Le deuxième progrès perceptible dans les manufactures concerne l’outillage. Les industriels investissent dans un jeu de plusieurs chaudières de cuivre, encastrées dans les murs et chauffées par des foyers souterrains. En 1784, la raffinerie Vandebergue possède ainsi « 4 chaudières de dessus les fourneaux » en cuivre, estimées à 3 920 livres et pesant chacune 700 livres. Son confrère Ravot a installé le même nombre de chaudières « montées dans la halle », estimées avec leurs soudures en plomb et leur maçonnerie à 9 715 livres, et trois étuves prisées près de 3 000 livres.
Dès 1725, la raffinerie de la veuve Vanbredenbec, à Angers, possède un système de pompes et de tuyaux qui conduit l’eau de la Maine dans « plusieurs endroits de la raffinerie ». Dans la raffinerie orléanaise Vandebergue, pour laquelle les inventaires ont été conservés régulièrement de 1719 à 1793, un nouvel ustensile fait son apparition en 1779 : les chaudières roulantes. Chez Ravot, de nombreux « tuyaux de communication » sont prisés en 1778 ; l’outil permet de relier les chaudières les unes aux autres pour éviter aux ouvriers d’avoir à porter les sirops brûlants.

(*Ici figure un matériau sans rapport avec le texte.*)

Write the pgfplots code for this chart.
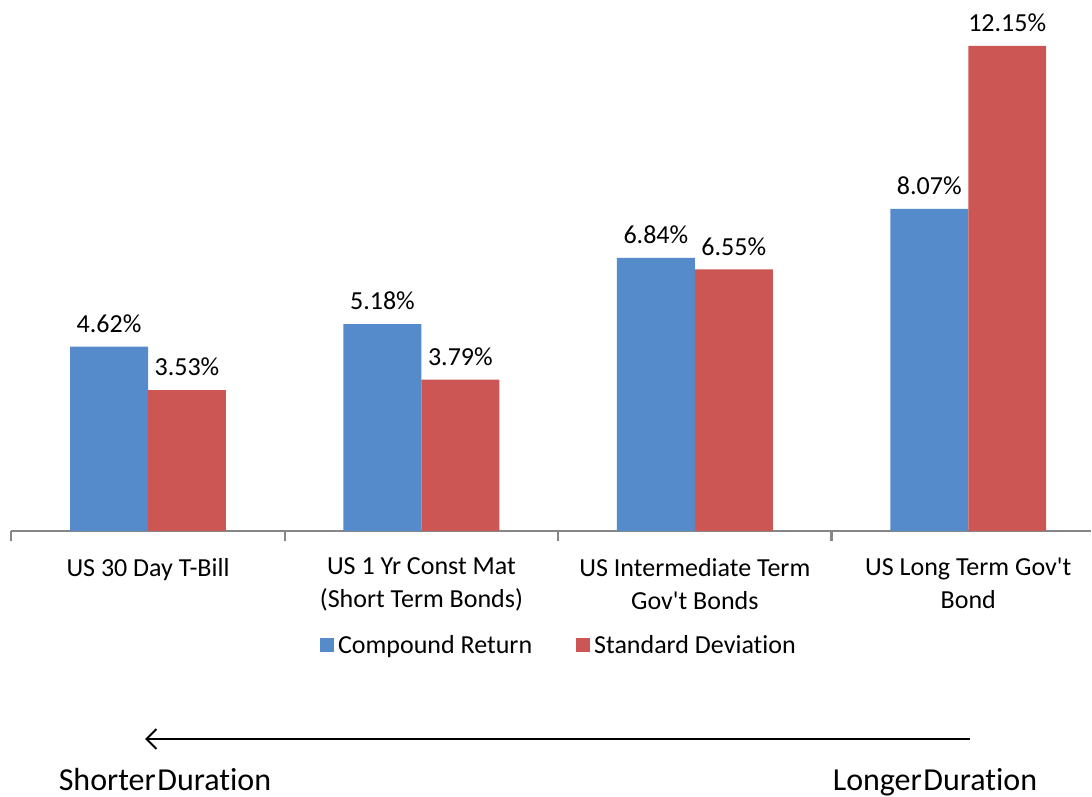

Ces aménagements évitent en partie les accidents du travail, très courants. La manutention du sucre bouillant est délicate : les corps ploient sous le poids des lourdes bassines de cuivre et le sol est rendu glissant par les projections de sucre fondu. En se penchant pour verser le sucre ou l’eau de chaux, certains ouvriers tombent dans les chaudières et se brûlent grièvement. Des cas d’accidents mortels sont relatés par les propriétaires de raffinerie ou dans les journaux d’annonces. Ainsi, lors de sa faillite, le raffineur Martial Gauthier rappelle la mort de l’un de ses ouvriers : « j’ai essuyé différentes pertes tant par la cessation des travaux durant 3 mois […] qu’autres accidents notamment celuy arrivé pour un de mes hommes tombé dans la chaudière à la connaissance de bien du monde à Nantes ».